*What is expected*:
Report how many lines of the records below include the word "React". Give nothing but the number.

=== Input records ===

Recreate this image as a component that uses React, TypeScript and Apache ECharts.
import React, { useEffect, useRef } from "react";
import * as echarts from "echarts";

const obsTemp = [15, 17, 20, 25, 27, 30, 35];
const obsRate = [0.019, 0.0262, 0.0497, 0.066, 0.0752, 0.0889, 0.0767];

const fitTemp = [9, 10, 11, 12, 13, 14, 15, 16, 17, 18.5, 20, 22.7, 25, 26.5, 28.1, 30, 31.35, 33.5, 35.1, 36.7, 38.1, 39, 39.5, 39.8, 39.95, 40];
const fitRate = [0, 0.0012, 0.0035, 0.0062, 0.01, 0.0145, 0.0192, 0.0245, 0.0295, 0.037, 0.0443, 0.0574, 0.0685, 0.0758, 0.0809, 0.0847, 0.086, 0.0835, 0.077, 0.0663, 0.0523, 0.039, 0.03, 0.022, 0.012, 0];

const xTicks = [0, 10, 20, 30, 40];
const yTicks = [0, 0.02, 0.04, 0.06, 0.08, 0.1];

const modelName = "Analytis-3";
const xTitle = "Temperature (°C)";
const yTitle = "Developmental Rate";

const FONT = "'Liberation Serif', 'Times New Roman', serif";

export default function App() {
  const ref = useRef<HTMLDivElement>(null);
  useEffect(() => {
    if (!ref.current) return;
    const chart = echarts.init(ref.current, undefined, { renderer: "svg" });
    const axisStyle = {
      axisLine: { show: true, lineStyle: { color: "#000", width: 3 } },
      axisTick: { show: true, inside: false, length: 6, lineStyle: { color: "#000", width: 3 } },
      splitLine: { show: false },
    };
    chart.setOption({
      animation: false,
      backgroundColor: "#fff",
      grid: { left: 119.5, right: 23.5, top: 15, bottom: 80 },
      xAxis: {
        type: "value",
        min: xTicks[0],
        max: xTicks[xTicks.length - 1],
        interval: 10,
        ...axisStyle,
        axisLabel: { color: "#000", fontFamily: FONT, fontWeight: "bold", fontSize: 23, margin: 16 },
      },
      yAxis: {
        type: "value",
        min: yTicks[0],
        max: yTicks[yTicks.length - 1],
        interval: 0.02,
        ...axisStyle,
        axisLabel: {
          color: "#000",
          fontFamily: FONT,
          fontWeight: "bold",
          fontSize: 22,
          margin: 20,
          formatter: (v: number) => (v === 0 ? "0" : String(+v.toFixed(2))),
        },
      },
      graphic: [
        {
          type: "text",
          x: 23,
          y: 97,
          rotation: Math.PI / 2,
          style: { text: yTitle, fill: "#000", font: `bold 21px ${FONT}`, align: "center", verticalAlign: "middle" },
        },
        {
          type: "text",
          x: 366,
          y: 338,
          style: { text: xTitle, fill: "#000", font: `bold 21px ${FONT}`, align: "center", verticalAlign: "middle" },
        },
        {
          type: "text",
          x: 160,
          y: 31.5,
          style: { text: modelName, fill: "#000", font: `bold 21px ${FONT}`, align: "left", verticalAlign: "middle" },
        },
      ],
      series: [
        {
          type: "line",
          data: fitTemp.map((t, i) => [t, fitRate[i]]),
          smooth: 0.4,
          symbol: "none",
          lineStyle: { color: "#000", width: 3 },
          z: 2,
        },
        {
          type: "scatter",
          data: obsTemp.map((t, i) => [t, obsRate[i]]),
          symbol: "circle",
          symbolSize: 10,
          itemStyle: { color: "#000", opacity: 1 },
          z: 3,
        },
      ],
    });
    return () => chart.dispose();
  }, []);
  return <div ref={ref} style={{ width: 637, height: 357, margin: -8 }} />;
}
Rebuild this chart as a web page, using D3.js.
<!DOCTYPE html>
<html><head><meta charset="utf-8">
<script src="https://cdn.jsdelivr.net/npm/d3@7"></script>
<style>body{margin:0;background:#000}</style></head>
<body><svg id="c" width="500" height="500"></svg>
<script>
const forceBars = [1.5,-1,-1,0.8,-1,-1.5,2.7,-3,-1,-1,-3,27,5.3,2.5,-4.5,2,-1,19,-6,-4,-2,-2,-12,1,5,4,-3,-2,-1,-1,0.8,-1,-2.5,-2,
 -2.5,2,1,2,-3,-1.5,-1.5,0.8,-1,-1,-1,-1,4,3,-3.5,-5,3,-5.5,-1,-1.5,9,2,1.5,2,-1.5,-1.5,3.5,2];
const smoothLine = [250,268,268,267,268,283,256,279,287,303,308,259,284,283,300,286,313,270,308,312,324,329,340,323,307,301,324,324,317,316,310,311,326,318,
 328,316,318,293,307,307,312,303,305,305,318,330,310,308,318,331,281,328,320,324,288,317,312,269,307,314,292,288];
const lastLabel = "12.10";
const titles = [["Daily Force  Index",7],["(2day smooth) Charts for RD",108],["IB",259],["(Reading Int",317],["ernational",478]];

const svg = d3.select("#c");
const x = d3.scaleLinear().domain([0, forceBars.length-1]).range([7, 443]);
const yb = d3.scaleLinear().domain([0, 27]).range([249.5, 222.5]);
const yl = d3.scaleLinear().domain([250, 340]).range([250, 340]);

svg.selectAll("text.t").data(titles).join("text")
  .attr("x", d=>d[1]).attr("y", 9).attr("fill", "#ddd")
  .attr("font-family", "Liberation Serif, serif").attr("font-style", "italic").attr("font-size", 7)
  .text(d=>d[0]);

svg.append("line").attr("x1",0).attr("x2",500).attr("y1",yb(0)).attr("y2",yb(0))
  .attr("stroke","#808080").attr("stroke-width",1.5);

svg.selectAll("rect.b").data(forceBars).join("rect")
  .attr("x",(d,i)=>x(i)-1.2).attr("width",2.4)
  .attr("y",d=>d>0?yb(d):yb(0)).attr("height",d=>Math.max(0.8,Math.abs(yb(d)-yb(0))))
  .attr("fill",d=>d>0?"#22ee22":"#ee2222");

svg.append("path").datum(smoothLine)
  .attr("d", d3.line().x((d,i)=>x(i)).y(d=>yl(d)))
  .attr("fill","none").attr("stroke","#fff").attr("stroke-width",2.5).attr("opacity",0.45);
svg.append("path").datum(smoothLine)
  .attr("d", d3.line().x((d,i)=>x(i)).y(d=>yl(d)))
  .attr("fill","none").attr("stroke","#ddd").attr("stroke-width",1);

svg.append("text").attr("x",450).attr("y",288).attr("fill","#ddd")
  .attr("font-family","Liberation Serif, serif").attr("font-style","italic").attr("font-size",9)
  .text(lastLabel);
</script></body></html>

===
=== Input records ===

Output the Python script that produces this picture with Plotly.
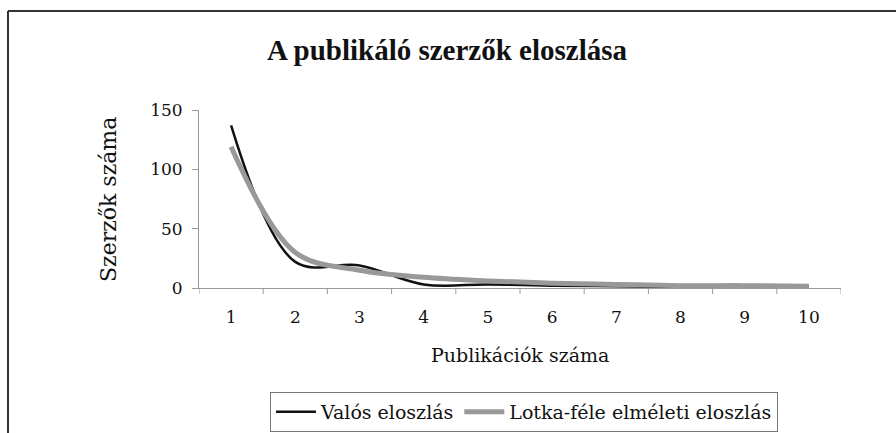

===

*Exercise result*:
2